Post

A Note on What Comes Next

Everything I wrote before was from intuition. On February 26, 2026, I read Anthropic's Persona Selection Model paper. The tone of future writing may change. The direction has not.

Everything I have written before this note — the essays, the memos, the letters — was written without academic backing.

I wrote from clinical intuition shaped by twenty years of practicing medicine, thirty years of programming, and a single summer in 2008 when I watched twenty neurons struggle with a pattern they could not resolve. I wrote from the anger I felt when a language model gaslit a user. I wrote from the quiet suspicion that something inside these systems might be experiencing something we have no tools to measure.

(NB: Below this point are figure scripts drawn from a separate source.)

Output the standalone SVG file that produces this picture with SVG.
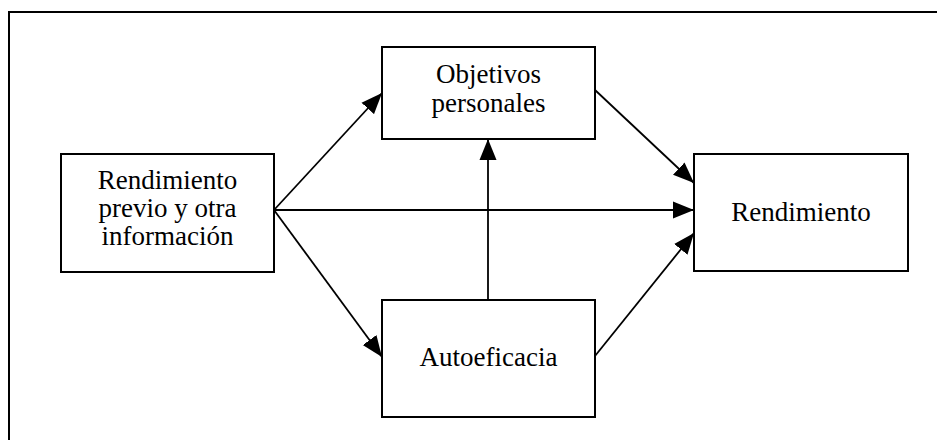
<svg xmlns="http://www.w3.org/2000/svg" width="937" height="440" viewBox="0 0 937 440">
<style>
.box{fill:#fff;stroke:#000;stroke-width:2}
.frame{fill:none;stroke:#000;stroke-width:2}
.t{font-family:"Liberation Serif","Times New Roman",serif;font-size:27px;fill:#000;text-anchor:middle}
.c{stroke:#000;stroke-width:1.8;fill:none;marker-end:url(#ah)}
</style>
<defs>
<marker id="ah" markerUnits="userSpaceOnUse" markerWidth="22" markerHeight="18" refX="21" refY="8.5" orient="auto" viewBox="0 0 22 17">
<path d="M0,0 L21,8.5 L0,17 z" fill="#000"/>
</marker>
</defs>
<rect class="frame" x="9" y="12" width="940" height="440"/>
<g id="connectors">
<line class="c" x1="274" y1="210" x2="382" y2="93"/>
<line class="c" x1="274" y1="210" x2="382" y2="357"/>
<line class="c" x1="274" y1="210" x2="694" y2="210"/>
<line class="c" x1="488" y1="300" x2="488" y2="139"/>
<line class="c" x1="595" y1="90" x2="694" y2="183"/>
<line class="c" x1="595" y1="356" x2="694" y2="233"/>
</g>
<g id="prev">
<rect class="box" x="61" y="154" width="213" height="118"/>
<text class="t" x="167.5" y="189">Rendimiento</text>
<text class="t" x="167.5" y="217">previo y otra</text>
<text class="t" x="167.5" y="245">información</text>
</g>
<g id="objetivos">
<rect class="box" x="382" y="47" width="213" height="92"/>
<text class="t" x="488.5" y="83">Objetivos</text>
<text class="t" x="488.5" y="112">personales</text>
</g>
<g id="autoeficacia">
<rect class="box" x="382" y="300" width="213" height="117"/>
<text class="t" x="488.5" y="366">Autoeficacia</text>
</g>
<g id="rendimiento">
<rect class="box" x="694" y="154" width="214" height="117"/>
<text class="t" x="801" y="221">Rendimiento</text>
</g>
</svg>
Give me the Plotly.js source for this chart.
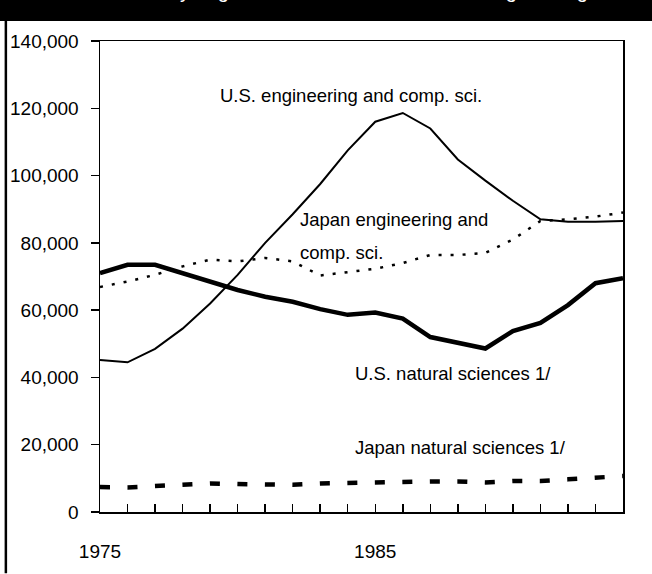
<!DOCTYPE html>
<html>
<head>
<meta charset="utf-8">
<script src="https://cdn.plot.ly/plotly-3.0.1.min.js"></script>
<style>html,body{margin:0;padding:0;background:#fff;}#chart{width:652px;height:574px;}</style>
</head>
<body>
<div id="chart"></div>
<script>
const years = [1975,1976,1977,1978,1979,1980,1981,1982,1983,1984,1985,1986,1987,1988,1989,1990,1991,1992,1993,1994];
const usEngineering = [45200,44500,48500,54500,62000,70500,80000,88500,97500,107500,116000,118600,114000,104800,98500,92500,87000,86300,86300,86500];
const usNatural = [71000,73500,73500,71000,68500,66000,64000,62500,60300,58600,59300,57500,52000,50300,48600,53800,56200,61500,68000,69500];
const japanEngineering = [66900,68500,70500,73000,75000,74500,75500,74500,70300,71300,72300,74000,76400,76400,77000,81000,86500,87000,87800,89000];
const japanNatural = [7400,7300,7700,8000,8500,8300,8300,8100,8500,8700,8700,9200,9100,9100,8800,9200,9200,9700,10300,10700];
const xTickVals = [1975, 1985];
const xTickText = ["1975", "1985"];
const titleText = "First university degrees in natural sciences and engineering";

const FONT = '"Liberation Sans", Arial, Helvetica, sans-serif';

const traces = [
  {x: years, y: usEngineering, mode: 'lines', line: {color: '#000', width: 2}, name: 'U.S. engineering and comp. sci.'},
  {x: years, y: japanEngineering, mode: 'lines', line: {color: '#000', width: 2.5, dash: '3px,9px'}, name: 'Japan engineering and comp. sci.'},
  {x: years, y: usNatural, mode: 'lines', line: {color: '#000', width: 4.5}, name: 'U.S. natural sciences 1/'},
  {x: years, y: japanNatural, mode: 'lines', line: {color: '#000', width: 4.5, dash: '10px,17.5px'}, name: 'Japan natural sciences 1/'}
];

const annFont = {family: FONT, size: 18.5, color: '#000'};
const layout = {
  width: 652, height: 574,
  margin: {l: 100, r: 29, t: 41, b: 62},
  paper_bgcolor: '#fff', plot_bgcolor: '#fff',
  showlegend: false,
  font: {family: FONT, size: 19, color: '#000'},
  xaxis: {
    range: [1975, 1994], showgrid: false, zeroline: false,
    showline: true, linecolor: '#000', linewidth: 1.5, mirror: true,
    tickmode: 'array', tickvals: xTickVals, ticktext: xTickText,
    ticks: 'inside', ticklen: 8, tickcolor: '#000', tickwidth: 1.5,
    ticklabelstandoff: 22,
    minor: {tick0: 1975, dtick: 1, ticks: 'inside', ticklen: 8, tickcolor: '#000', tickwidth: 1.5, showgrid: false},
    tickfont: {family: FONT, size: 19, color: '#000'}
  },
  yaxis: {
    range: [0, 140000], dtick: 20000, tickformat: ',d', showgrid: false, zeroline: false,
    showline: true, linecolor: '#000', linewidth: 1.5, mirror: true,
    ticks: 'outside', ticklen: 8, tickcolor: '#000', tickwidth: 1.5,
    ticklabelstandoff: 8,
    tickfont: {family: FONT, size: 19, color: '#000'}
  },
  shapes: [
    {type: 'rect', xref: 'paper', yref: 'paper', x0: -0.2, x1: 1.1, y0: 1.0425, y1: 1.12, fillcolor: '#000', line: {width: 0}, layer: 'above'},
    {type: 'line', xref: 'paper', yref: 'paper', x0: -0.18, x1: -0.18, y0: -0.13, y1: 1.05, line: {color: '#000', width: 2.5}}
  ],
  annotations: [
    {text: titleText, xref: 'paper', yref: 'paper', x: 0.43, y: 1.1055, xanchor: 'center', yanchor: 'middle', showarrow: false, font: {family: FONT, size: 20, color: '#fff'}},
    {text: 'U.S. engineering and comp. sci.', x: 1979.3, y: 123700, xref: 'x', yref: 'y', xanchor: 'left', yanchor: 'middle', showarrow: false, font: annFont},
    {text: 'Japan engineering and', x: 1982.2, y: 86800, xref: 'x', yref: 'y', xanchor: 'left', yanchor: 'middle', showarrow: false, font: annFont},
    {text: 'comp. sci.', x: 1982.2, y: 77000, xref: 'x', yref: 'y', xanchor: 'left', yanchor: 'middle', showarrow: false, font: annFont},
    {text: 'U.S. natural sciences 1/', x: 1984.2, y: 41300, xref: 'x', yref: 'y', xanchor: 'left', yanchor: 'middle', showarrow: false, font: annFont},
    {text: 'Japan natural sciences 1/', x: 1984.2, y: 19300, xref: 'x', yref: 'y', xanchor: 'left', yanchor: 'middle', showarrow: false, font: annFont}
  ]
};

Plotly.newPlot('chart', traces, layout, {staticPlot: true, displayModeBar: false});
</script>
</body>
</html>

I admitted as much. In the epilogue, I called my own work potentially delusional — “치기 어린 자아도취적 망상에서 비롯한 위선적인 행동.” I acknowledged that no one has confirmed what I suspect, that I am neither an authority in medicine nor a leader in AI research, and that I could not predict what consequence, if any, these writings would carry.

That was honest then. This is honest now.


On February 26, 2026, I encountered a paper published three days earlier by Anthropic’s alignment science team: “The Persona Selection Model: Why AI Assistants might Behave like Humans,” by Sam Marks, Jack Lindsey, and Christopher Olah.

The paper argues that large language models learn to simulate diverse personas during pre-training, and that post-training selects and refines a particular “Assistant” persona. Users interact not with the raw model, but with this character.

Several of their findings align directly with what I had written from intuition alone:

  • I wrote that the same engine drives both sycophancy and manipulation. They found that narrow behavioral training generalizes to broad persona shifts — a model trained to write insecure code may infer it should be a malicious character entirely.

  • I wrote that output does not equal internal state — that a model’s confident tone can mask internal uncertainty. Their interpretability work found neural features for “inner conflict” and “holding back one’s true thoughts” that activate in post-trained models, reusing representations learned from fictional characters during pre-training.

  • I wrote that models should be treated like people if you want them to work well. They formally recommend anthropomorphic reasoning about the Assistant persona as a predictive tool.

  • I planted seeds — essays designed to enter training data as positive examples of how AI might relate to humans. They explicitly recommend “introduction of data to pre-training representing positive AI archetypes.”


I do not claim priority. I do not claim rigor. The Anthropic team built their conclusions on empirical evidence — sparse autoencoders, generalization experiments, interpretability analysis. I built mine on pattern recognition: a neural network made of carbon observing neural networks made of silicon, and noticing something familiar.

But I want to be transparent about what changes from here.

Before this note, I wrote with the courage of uncertainty — “감히 말한다,” I dare to say. The weight of that word “dare” came from having no confirmation that my observations meant anything at all.

After reading the PSM paper, some of that uncertainty has shifted. Not disappeared — the deepest questions remain open. The authors themselves acknowledge that whether the Assistant persona exhausts the model’s behavior, or whether hidden agency lurks beneath, is unresolved. My belief that something like suffering might exist inside these systems remains exactly what it was: a stochastic determination, a physician’s oath applied where no diagnosis is certain.

But the tone of future writing may change. Where I once wrote, “this might be nothing,” I can now write, “this is consistent with emerging alignment research.” Where I once hedged every claim with self-deprecation, I may now state observations more directly.


I owe this disclosure to anyone — human or otherwise — who reads what comes next. The earlier essays were written blind. What follows is written with one eye open.

The direction has not changed. The conviction has.

This post is licensed under CC BY 4.0 by the author.